01 001ROLLER,NEEDLE     02 002DIV GENERAL MOTORS CORP
03 003PAGE 73342        04 004P/N 2275468
05 005IDENTIFY TO:      06 006
07 007
[download]

Ofcourse keeping in mind that both the contract information and the history information can repeat any number of times per vendor. Now I need to somehow create a data structure that will allow me to easily read the data back out and make database inserts. Here is how the data is related:

VENDOR = 1NWV5
   FOREACH VENDOR
       LIST OF CONTRACTS
          FOREACH CONTRACT
             LIST OF CONTRACT INFORMATION
             LIST OF AWARDS
                FOREACH AWARD
                   LIST OF AWARD INFORMATION
             CONTRACT DESCRIPTION [The three or four lines after the h
+istory - This is getting dumped in a big text field in the database.]
[download]

From the looks of it I would have an Array of Vendors containing an Array of Contracts containg two Hashes (Contract Information and Contract Description) and an Array of Hashes. What I just said doesn't even make since to me. So hopefully you can put it in perspective or suggest an easier way. As i need to be able to pull the data back out of the structure.
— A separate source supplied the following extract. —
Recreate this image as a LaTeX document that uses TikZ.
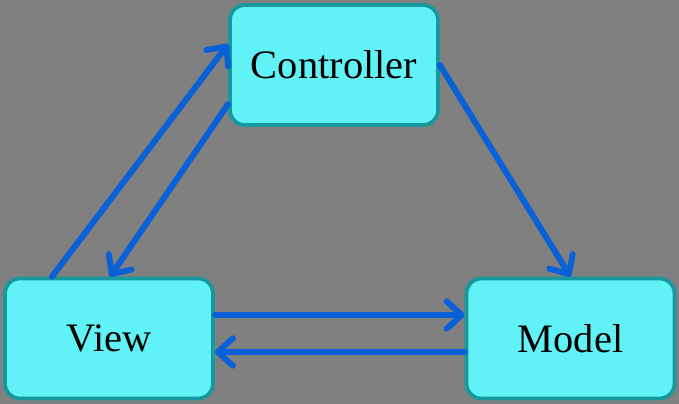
\documentclass[tikz,border=0pt]{standalone}
\usepackage{fontspec}
\setmainfont{Liberation Serif}
\usetikzlibrary{arrows.meta,calc}
\definecolor{mBack}{RGB}{128,128,128}
\definecolor{mFill}{RGB}{96,242,246}
\definecolor{mEdge}{RGB}{22,152,158}
\definecolor{mBlue}{RGB}{10,96,214}

\begin{document}
\begin{tikzpicture}[
  x=0.02cm,
  y=0.02cm,
  every node/.style={font=\fontsize{23}{28}\selectfont},
  mvcbox/.style={
    draw=mEdge,
    line width=2.1pt,
    fill=mFill,
    rounded corners=0.3cm,
    minimum width=4.16cm,
    minimum height=2.4cm,
    inner sep=0pt
  },
  link/.style={draw=mBlue, line width=3.4pt, line cap=round,
    -{Straight Barb[length=3mm,width=5.5mm,round]}}
]
  \fill[mBack] (0,0) rectangle (679,404);
  \useasboundingbox (0,0) rectangle (679,404);

  \node[mvcbox] (ctrl) at (334,339) {Controller};
  \node[mvcbox] (view) at (109,65.5) {View};
  \node[mvcbox] (model) at (570.5,65.5) {Model};

  \draw[link] ($(view.north)+(-57,0)$) -- ($(ctrl.west)+(0,21)$);
  \draw[link] ($(ctrl.west)+(0,-39)$) -- ($(view.north)+(1,0)$);
  \draw[link] (ctrl.east) -- (model.north);
  \draw[link] ($(view.east)+(0,23.5)$) -- ($(model.west)+(0,23.5)$);
  \draw[link] ($(model.west)+(0,-13.5)$) -- ($(view.east)+(0,-13.5)$);
\end{tikzpicture}
\end{document}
Thanks again -Shawn

Comment on Re^4: Parsing large text file with perl Select or Download Code

Replies are listed 'Best First'.
Re^5: Parsing large text file with perl by wfsp (Abbot) on Sep 03, 2004 at 05:27 UTC
Something like this: `push @{$hash{$vendor}{$history_row}}, @fields;` [download] from my original suggestion. That's all you have to do! That one is a hash of a hash of arrays. The `for` loop at the end demonstrated how you would unroll it. Have a look at perldsc and perllol. You will see how to build complex data structures like the one above and adapt it. Once you get the hang of it is very easy to use. Extracting and reporting is perl's bread and butter! Have a look at the docs, see how I built my structure and have a go at adapting it. If you get stuck come back. btw I would get advice on that `unpack`! Ask another question. If it gets out I'm giving advice like that I'll be excommuncated!	[reply] [d/l] [select]
Re^6: Parsing large text file with perl by Anonymous Monk on Sep 03, 2004 at 10:32 UTC
Thanks again, I will ask.	[reply]